Além das altas temperaturas, nuvens de pó e areia, como a vista quando, no avião, ainda me aproximava de Doha, também marcam o verão no Catar. Assim, é sempre difícil enxergar prédios no horizonte, por exemplo. É como se as vistas fossem cobertas por um filtro sépia usado em fotografias, aquele que as fazem parecer mais envelhecidas.

Se, com todos esses poréns do verão catari, ainda assim gostei de conhecer Doha, o torcedor que viajar no fim do ano provavelmente terá uma experiência melhor nesse país tão diferente para os ocidentais, sobretudo se for alguém que se interessa por culturas distantes da nossa.

Com certeza, ficará impressionado com a infraestrutura do país, boa parte dela montada exclusivamente para o Mundial. Os estádios, com uma exceção, foram todos construídos para o evento. São luxuosos, confortáveis e bonitos. Os hotéis, os shoppings, o metrô e regiões como Msheireb, The Pearl, Catara e West Bay são suntuosos e refletem a riqueza do Catar, que, segundo dados do Fundo Monetário Internacional (FMI), tem o quinto maior PIB per capita do mundo. O campeonato deve ainda ser único, com todos os estádios uns próximos dos outros.

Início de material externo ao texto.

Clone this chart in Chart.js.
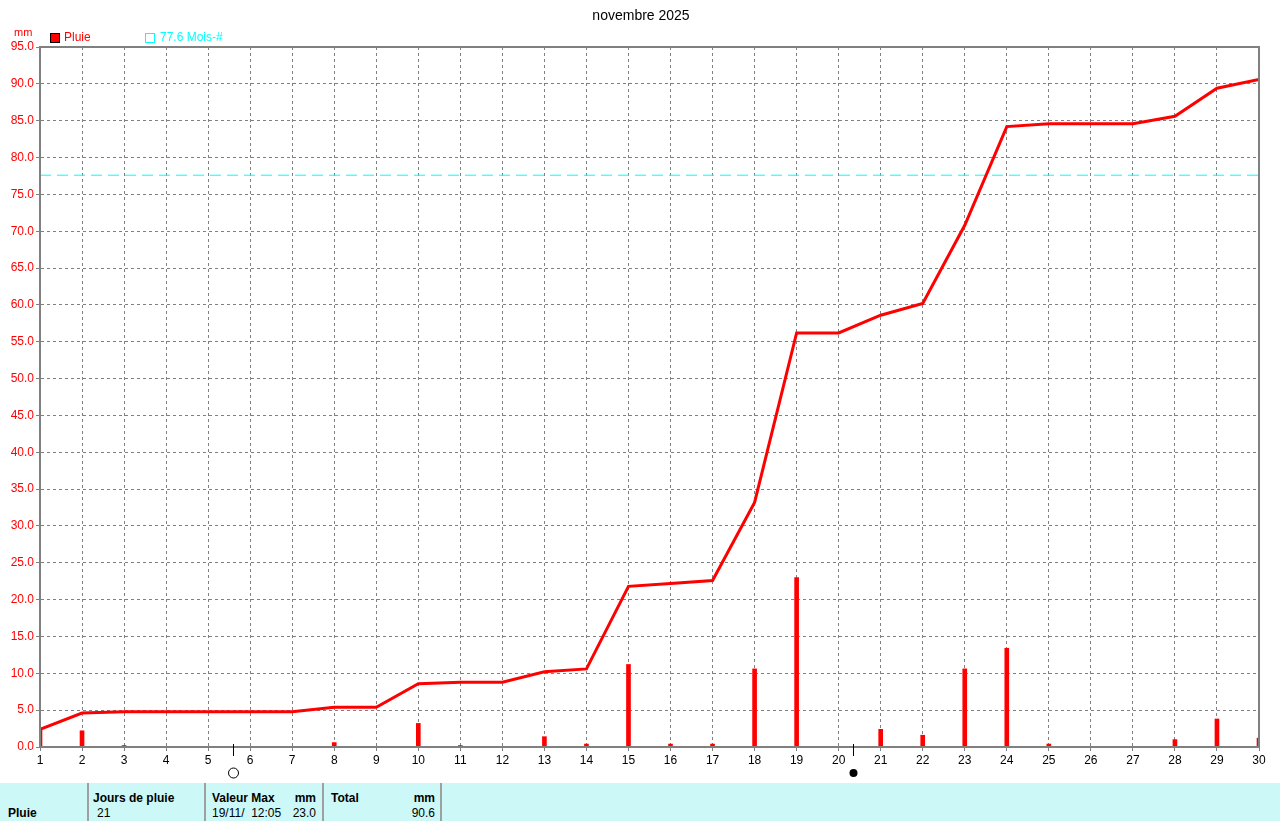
<!DOCTYPE html>
<html>
<head>
<meta charset="utf-8">
<script src="https://cdn.jsdelivr.net/npm/chart.js@4/dist/chart.umd.min.js"></script>
<style>
  body { margin: 0; background: #fff; font-family: "Liberation Sans", Arial, sans-serif; }
  #wrap { position: relative; width: 1280px; height: 821px; overflow: hidden; }
  #stats { position: absolute; left: 0; top: 783px; width: 1280px; height: 38px; background: #ccf8f8; font-size: 12px; color: #000; }
  #stats div { position: absolute; white-space: pre; }
  #stats .sep { top: 0; width: 2px; height: 38px; background: #a0a0a0; }
  #stats b { font-weight: bold; }
</style>
</head>
<body>
<div id="wrap">
  <canvas id="c" width="1280" height="783"></canvas>
  <div id="stats">
    <div class="sep" style="left:87px"></div>
    <div class="sep" style="left:204px"></div>
    <div class="sep" style="left:322px"></div>
    <div class="sep" style="left:440px"></div>
    <div style="left:8px;top:23px"><b>Pluie</b></div>
    <div style="left:93px;top:8px"><b>Jours de pluie</b></div>
    <div style="left:97px;top:23px">21</div>
    <div style="left:212px;top:8px"><b>Valeur Max</b></div>
    <div style="left:290px;top:8px;width:26px;text-align:right"><b>mm</b></div>
    <div style="left:212px;top:23px">19/11/  12:05</div>
    <div style="left:280px;top:23px;width:36px;text-align:right">23.0</div>
    <div style="left:331px;top:8px"><b>Total</b></div>
    <div style="left:405px;top:8px;width:30px;text-align:right"><b>mm</b></div>
    <div style="left:395px;top:23px;width:40px;text-align:right">90.6</div>
  </div>
</div>
<script>
// days of the month
var days = [1,2,3,4,5,6,7,8,9,10,11,12,13,14,15,16,17,18,19,20,21,22,23,24,25,26,27,28,29,30];
// daily rain (mm)
var dailyRain = [2.4,2.2,0.2,0,0,0,0,0.6,0,3.2,0.2,0,1.4,0.4,11.2,0.4,0.4,10.6,23.0,0,2.4,1.6,10.6,13.4,0.4,0,0,1.0,3.8,1.2];
// cumulated rain (mm)
var cumulRain = [2.4,4.6,4.8,4.8,4.8,4.8,4.8,5.4,5.4,8.6,8.8,8.8,10.2,10.6,21.8,22.2,22.6,33.2,56.2,56.2,58.6,60.2,70.8,84.2,84.6,84.6,84.6,85.6,89.4,90.6];
var monthNormal = 77.6;
// moon phases: [day position, full?]
var moonPhases = [[5.6, false], [20.35, true]];

var red = "#ff0000";
var grey = "#808080";
var cyan = "#00ffff";

var barData = days.map(function (d, i) { return { x: d, y: dailyRain[i] }; });
var lineData = days.map(function (d, i) { return { x: d, y: cumulRain[i] }; });
var normalData = [{ x: days[0], y: monthNormal }, { x: days[days.length - 1], y: monthNormal }];

var decorations = {
    id: 'decorations',
    afterDraw: function (chart) {
        var ctx = chart.ctx;
        var a = chart.chartArea;
        var xs = chart.scales.x;
        ctx.save();
        // frame
        ctx.strokeStyle = grey;
        ctx.lineWidth = 2;
        ctx.strokeRect(a.left, a.top, a.right - a.left, a.bottom - a.top);
        // title
        ctx.fillStyle = "#000";
        ctx.font = "14px 'Liberation Sans', Arial, sans-serif";
        ctx.textAlign = "center";
        ctx.textBaseline = "middle";
        ctx.fillText("novembre 2025", 641, 16);
        // unit
        ctx.fillStyle = red;
        ctx.font = "11px 'Liberation Sans', Arial, sans-serif";
        ctx.textAlign = "left";
        ctx.fillText("mm", 14, 33);
        // legend
        ctx.font = "12px 'Liberation Sans', Arial, sans-serif";
        ctx.fillStyle = red;
        ctx.fillRect(50, 33, 9, 9);
        ctx.strokeStyle = "#000";
        ctx.lineWidth = 1;
        ctx.strokeRect(50.5, 33.5, 9, 9);
        ctx.fillText("Pluie", 64, 38);
        ctx.strokeStyle = cyan;
        ctx.strokeRect(145.5, 33.5, 9, 9);
        ctx.fillStyle = cyan;
        ctx.fillText("77.6 Mois-#", 160, 38);
        // moon phases
        ctx.strokeStyle = "#000";
        ctx.fillStyle = "#000";
        moonPhases.forEach(function (m) {
            var px = Math.round(xs.getPixelForValue(m[0])) + 0.5;
            ctx.beginPath();
            ctx.moveTo(px, a.bottom - 3);
            ctx.lineTo(px, a.bottom + 9);
            ctx.stroke();
            ctx.beginPath();
            ctx.arc(px, a.bottom + 26, m[1] ? 4 : 5, 0, Math.PI * 2);
            if (m[1]) ctx.fill(); else ctx.stroke();
        });
        ctx.restore();
    }
};

new Chart(document.getElementById('c'), {
    type: 'bar',
    data: {
        datasets: [
            {
                type: 'line',
                data: normalData,
                borderColor: cyan,
                borderWidth: 1,
                borderDash: [11, 6],
                pointRadius: 0,
                order: 1
            },
            {
                type: 'line',
                data: lineData,
                borderColor: red,
                borderWidth: 3,
                pointRadius: 0,
                tension: 0,
                order: 0
            },
            {
                type: 'bar',
                data: barData,
                backgroundColor: red,
                barThickness: 4,
                order: 2
            }
        ]
    },
    options: {
        responsive: false,
        animation: false,
        layout: { padding: { top: 47, right: 21, bottom: 0, left: 0 } },
        plugins: { legend: { display: false }, tooltip: { enabled: false }, title: { display: false } },
        scales: {
            x: {
                type: 'linear',
                min: 1,
                max: 30,
                offset: false,
                afterFit: function (s) { s.height = 36; },
                ticks: { stepSize: 1, color: "#000", font: { size: 12, family: "'Liberation Sans', Arial, sans-serif" }, padding: 2 },
                grid: { offset: false, color: grey, tickColor: grey, tickLength: 4 },
                border: { color: grey, width: 2, dash: [3, 3] }
            },
            y: {
                min: 0,
                max: 95,
                afterFit: function (s) { s.width = 40; },
                ticks: {
                    stepSize: 5,
                    color: red,
                    padding: 2,
                    font: { size: 12, family: "'Liberation Sans', Arial, sans-serif" },
                    callback: function (v) { return v.toFixed(1); }
                },
                grid: { color: grey, tickColor: grey, tickLength: 4 },
                border: { color: grey, width: 2, dash: [3, 3] }
            }
        }
    },
    plugins: [decorations]
});
</script>
</body>
</html>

"Será um grande evento para os fãs de futebol. As pessoas não terão de viajar para ver os jogos. E o país está diante de uma oportunidade de se construir como nação. Muita gente não sabe onde o Catar fica e essa é a oportunidade de eles trazerem o foco para eles", me disse um ex-dirigente da Fifa.

De fato, o país não quer perder essa chance. Em dez anos, foram investidos ao redor de US$ 200 bilhões em projetos de infraestrutura para o Catar realizar a Copa, segundo a consultoria Deloitte. O montante inclui aeroporto, metrô, bairros e cidades inteiras. Em 2014 no Brasil, foram R$ 25,5 bilhões aplicados em obras de mobilidade, estádios e aeroportos, de acordo com o Tribunal de Contas da União.